1954 Chevrolet Bel Air Convertible



"Here is a car that's so easy to drive  . . .  so spirited  . . .  so smartly styled  . . .  that it easily doubles your traveling enjoyment. Fact is, 'most any trip is a pleasure trip in a new Chevrolet Bel Air Convertible. You'll like the vacation-size luggage compartment  . . .  the durable, washable vinyl upholstery that keeps its good looks over the miles. And, you can have any or all of the automatic power features you want as extra-cost options. See the new Bel Air Convertible at your Chevrolet dealer's soon."

We seriously doubt that you can find a much better looking Chevrolet Bel Air Convertible across the Florida Strait. Mind you: this ain't Miami, this is Cuba, where official dealerships, factory spare parts or old-car junkyards are non-existent. All the more, we marvel at the determination and stamina of the cuban motorists who keep their cars in such a good condition! But then again, good looks make for good business. Our pictured Chevy Bel Air convertible, much like others, is frequently used as a parade car for fiestas de quince, and that secures a good and steady income for its owner.

In the traditional hierarchy, convertibles were always among the best-equipped and costliest cars in the lineup of any manufacturer, and therefore you can find quite a few postwar convertibles on cuban roads, although the climatic conditions here make open driving not as exciting as one might think.

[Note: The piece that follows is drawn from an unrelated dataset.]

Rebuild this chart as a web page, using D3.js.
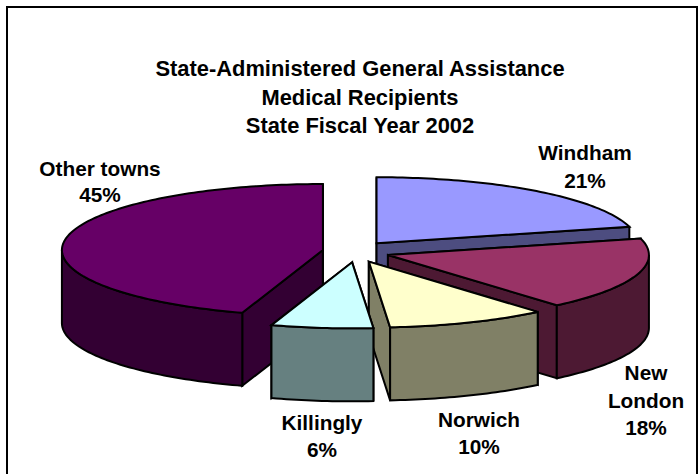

Yet, to own the top model was reason enough for many choferes in Cuba's show-off society to put a convertible in their garage – or better in front of it. However, as soon as the trendy "hardtop convertibles" became fashionable, "real" convertibles gradually disappeared from the customer's wish-list.

Same car in new suit, Chevrolets lineup was completely restyled for 1953, and looked dashing. Under the skin, the cars still had the mechanics of their predecessors, but such loud two-tone colors and interior appointments were previously unseen in Chevrolet's price class and they made the competition look quite bland. Once again, Harley Earl and GM Styling were boldly setting the trend – and the whole industry followed. Especially the Bel Air convertible excelled in the style department, matching interior hues and "fashion fiesta" exterior colors. No one would like to sit on plastic seats today, but back in 1954, an all-vinyl interior was chic: "The gay, color-harmonized interior is distinctively tailored. The all-vinyl seats and sidewalls stay new-looking  . . .  wash clean in a jiffy."